The Americo-Middle Eastern superstate

John Young wrote to the nettime-l list in response to a version of the previous post that I sent there. Here is my reply:

John wrote:

“A commendably hopeful essay. So far the Egyptian initiative has lofted a Mubarak stooge in his place and the elevated overt military control. These are not hopeful yet, and based on past examples of exactly these non-revolutionary, reactionary shifts, not much can be expected… There is little chance of ensconced and comfortable intellectuals to forego their perks… Al Jazeera is a lucrative business not a public service, and in that it is merely another self-promoting journalistic conceit like CNN, NYT and the others… It is disheartening to see Obama and others citing the giants of dissent, metronomically, stupidly… But then Obama is a millionaire, as the giants became as their hard-fought individual efforts became national and global enterprises. So what else is new.”

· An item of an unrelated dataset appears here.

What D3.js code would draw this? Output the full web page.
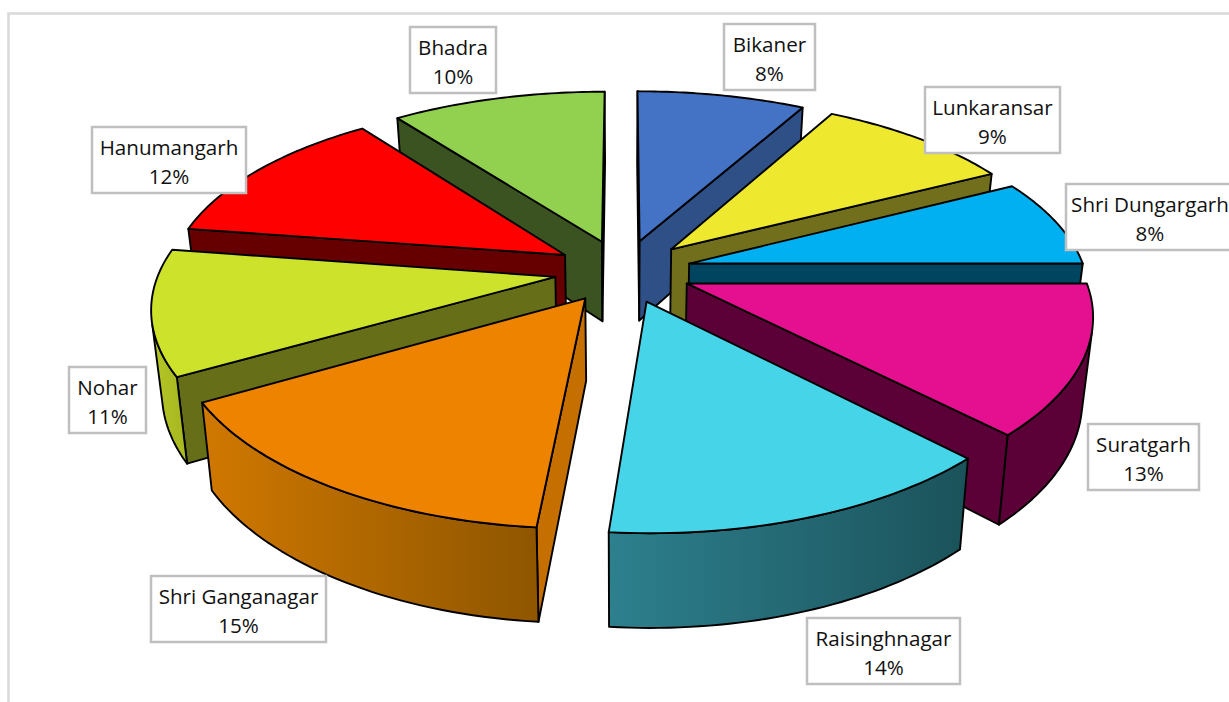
<!DOCTYPE html>
<html>
<head>
<meta charset="utf-8">
<script src="https://cdn.jsdelivr.net/npm/d3@7"></script>
<style>
html, body { margin: 0; padding: 0; background: #fff; overflow: hidden; }
text { font-family: "Open Sans", Lato, sans-serif; font-size: 20.6px; fill: #111; }
</style>
</head>
<body>
<svg id="chart" width="1229" height="702"></svg>
<script>
var categories = ["Bikaner", "Lunkaransar", "Shri Dungargarh", "Suratgarh", "Raisinghnagar", "Shri Ganganagar", "Nohar", "Hanumangarh", "Bhadra"];
// shares estimated from the slice edges, they round to the printed labels
var values = [8.0, 9.4, 7.6, 12.7, 13.7, 15.3, 10.7, 12.4, 10.2];

var topColors = ["#4472c4", "#eee82e", "#00b0f0", "#e5108f", "#45d4e8", "#ee8300", "#cde22a", "#ff0000", "#92d050"];
var sideColors = ["#2f5087", "#726f1c", "#004560", "#5c0038", "#1c565f", "#c46f00", "#666f18", "#660000", "#3b5320"];
var wallLeft = ["#2f5087", "#726f1c", "#004560", "#5c0038", "#2d808e", "#d07800", "#b5c626", "#660000", "#3b5320"];
var wallRight = ["#2f5087", "#726f1c", "#004560", "#5c0038", "#1b525a", "#8f5600", "#aabb22", "#660000", "#3b5320"];

// draw order, back of the pie first
var drawOrder = [0, 8, 7, 1, 2, 6, 3, 5, 4];

// label box left, top, width
var labelBoxes = [[724, 24, 91], [925, 87, 135], [1066, 184, 168], [1088, 424, 111], [807, 618, 153], [151, 576, 175], [69, 367, 77], [92, 127, 154], [410, 27, 86]];

var svg = d3.select("#chart"),
    cx = 623, cy = 271,
    rx = 396, ry = 183,
    perspX = 0.15,
    perspY = 0.162,
    explode = 0.173,
    lean = 0.977,
    thick = 81;

var pie = d3.pie().sort(null).value(d => d);
var arcs = pie(values);
var total = d3.sum(values);
var pct = d3.format(".0%");

// ground plane -> screen, v grows toward the viewer
function project(u, v) {
    var w = 1 / (1 - perspY * v);
    return {x: cx + rx * u / (1 - perspX * v), y: cy + ry * v * w, w: w};
}
function drop(p) {
    return {x: cx + (p.x - cx) * lean, y: p.y + thick * (0.27 + 0.73 * p.w)};
}
function line(pts) {
    return d3.line().x(d => d.x).y(d => d.y)(pts) + "Z";
}
function side(a, b, c) {
    return (b.x - a.x) * (c.y - a.y) - (b.y - a.y) * (c.x - a.x);
}

var defs = svg.append("defs");

svg.append("path")
    .attr("d", "M8.5,702V13.5H1229")
    .attr("fill", "none")
    .attr("stroke", "#d9d9d9")
    .attr("stroke-width", 2.5);

drawOrder.forEach(function(i) {
    var a = arcs[i],
        mid = (a.startAngle + a.endAngle) / 2,
        ox = Math.sin(mid) * explode,
        oy = -Math.cos(mid) * explode;

    var angles = d3.range(0, 41).map(k => a.startAngle + (a.endAngle - a.startAngle) * k / 40);
    var rim = angles.map(t => project(ox + Math.sin(t), oy - Math.cos(t)));
    var apex = project(ox, oy);
    var rimMid = rim[20];
    var g = svg.append("g").attr("class", "slice");

    var sideAttr = sel => sel
        .attr("stroke", "#000")
        .attr("stroke-width", 1.9)
        .attr("stroke-linejoin", "round");

    // the cut faces, only when they turn toward the viewer
    [rim[0], rim[rim.length - 1]].forEach(function(p) {
        if (side(apex, p, drop(apex)) * side(apex, p, rimMid) >= 0) return;
        g.append("path")
            .attr("d", line([apex, p, drop(p), drop(apex)]))
            .attr("fill", sideColors[i])
            .call(sideAttr);
    });

    // outer wall, keep just the part of the rim that faces front
    var front = rim.filter(function(p, k) {
        var q = k < rim.length - 1 ? rim[k + 1] : rim[k - 1];
        return side(p, q, drop(p)) * side(p, q, apex) < 0;
    });
    if (front.length > 1) {
        var xs = d3.extent(front, d => d.x);
        var grad = defs.append("linearGradient")
            .attr("id", "wall" + i)
            .attr("gradientUnits", "userSpaceOnUse")
            .attr("x1", xs[0]).attr("x2", xs[1])
            .attr("y1", 0).attr("y2", 0);
        grad.append("stop").attr("offset", 0).attr("stop-color", wallLeft[i]);
        grad.append("stop").attr("offset", 1).attr("stop-color", wallRight[i]);

        g.append("path")
            .attr("d", line(front.concat(front.map(drop).reverse())))
            .attr("fill", "url(#wall" + i + ")")
            .call(sideAttr);
    }

    g.append("path")
        .attr("d", line([apex].concat(rim)))
        .attr("fill", topColors[i])
        .call(sideAttr);
});

// data labels sit on top of everything
categories.forEach(function(name, i) {
    var b = labelBoxes[i], g = svg.append("g").attr("class", "label");
    g.append("rect")
        .attr("x", b[0]).attr("y", b[1])
        .attr("width", b[2]).attr("height", 66)
        .attr("fill", "#fff")
        .attr("stroke", "#bfbfbf")
        .attr("stroke-width", 2.5);
    g.append("text")
        .attr("x", b[0] + b[2] / 2).attr("y", b[1] + 28)
        .attr("text-anchor", "middle")
        .text(name);
    g.append("text")
        .attr("x", b[0] + b[2] / 2).attr("y", b[1] + 57)
        .attr("text-anchor", "middle")
        .text(pct(values[i] / total));
});
</script>
</body>
</html>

Thanks for taking the time to comment, John. It is interesting that several nettimers have written to me privately to say that they like and agree with what I wrote, but yours is the only response to be posted so far. Your comment seems to hinge on the optimism/pessimism pair. I have often been called hopeful or optimistic, even once Dr. Pangloss. But I believe that hope is only worthwhile if it comes with a large dose of realism. We are or could be engaged in constructing paths from the actual to the possible, from the real to the imagined. I consider it a waste of time to try to predict the outcome of events like those the world is experiencing now and we are right to fear the worst.

But revolutions have one undeniable effect, whatever subsequently happens: they clarify the social forces opposed to each other in the present moment. Most of the time these are mixed up in a confused way, making it difficult to take sides meaningfully. It is hardly surprising that politicians and intellectuals should be slow to catch on during a popular uprising. A running joke (for me) is the preoccupation with leadership in contemporary discourse. The best leaders follow the people and give them back what they have done in inspiring words. Lenin arrived at the Finland station after the soviets had taken to the streets. He wrote later that until then he was just another bourgeois parliamentary politician (all that vanguard party stuff), even if an exiled one. But the soviets taught him what was possible and he followed them.

I was attacked for posting Obama’s Friday speech on Facebook, shown photos of him shaking hands with Mubarak and reminded of his complicity in the US’s brutal policy for the Middle East. Many American liberals have turned from being diappointed in him to hating him. But he is the same Obama as before, maybe just another Chicago pol who talks the talk and is as divided as most of us. It is one thing to run for office and make stump speeches, another to be the figurehead of the awesome American state. He was the latter at the beginning of the week and roused himself to be the former by the end of it. Both are him, but the actions of the Egyptian people provoked him to remember his human side. It is always possible to speak to the humanity in everyone and he did then, quite effectively in my view.

Of course the forces of darkness have their own tried methods for subverting popular dissent. I recall reading a letter sent by Smuts advising Lloyd-George on how to put down the Irish rebellion, drawing on South African experience. A British civil servant had scrawled on this “Who does this man think he is? We have been putting down revolutions in India for fifty years!” But the Irish won and so too did the Indians eventually. The rhetoric of established power always speaks of eternity and yes the bulk of intellectuals follow the power. Taking a historical view of this or any other revolution is not about predicting who will win. It is about finding a realistic foundation for joining others who are on the same side and doing whatever you can to promote its ends. That’s why I posted a mesage on nettime, not truly in hope, but you never know.

Apart from making the sides in a struggle clearer, revolutions also show up history in a new light. 1989 made 1917 current history and brought the whole twentieth century into play anew. The Egyptian revolution and its aftermath shows us the history of the last half-century or more in a new light. I had bits of it already, but I never before saw so vividly the parallels between British world dominance in the late 19th century and the US equivalent in the late 20th. The Anglo-Indian superstate was a transnational colossus linked by the Suez Canal from 1870, the same time that Queen Victoria was installed as Empress of India. All the other powers had to react to that: the Russians by invading Afghanaistan, the Germans by building a railway through Persia, the French by competing in Afica. The US-Middle Eastern superstate is not formal, but it is real enough. People write about the Israeli lobby in Washington, but it goes much further than that. And now Iraq is a garrison on the spot. No wonder Obama and Clinton hesitated. At least they didn’t say it was all over before it had properly begun.

My point is that Egypt is not a foreign land as far as Americans are concerned. They may not know it, but their country has included Egypt for over forty years. That makes the revolution internal to the United States. In 1870 17 out of 20 British civil servants lived in India. The Mills designed a blueprint for Oxbridge education with that staffing problem in mind. American involvement in the Middle East today is more remote, but no less integral to home institutions.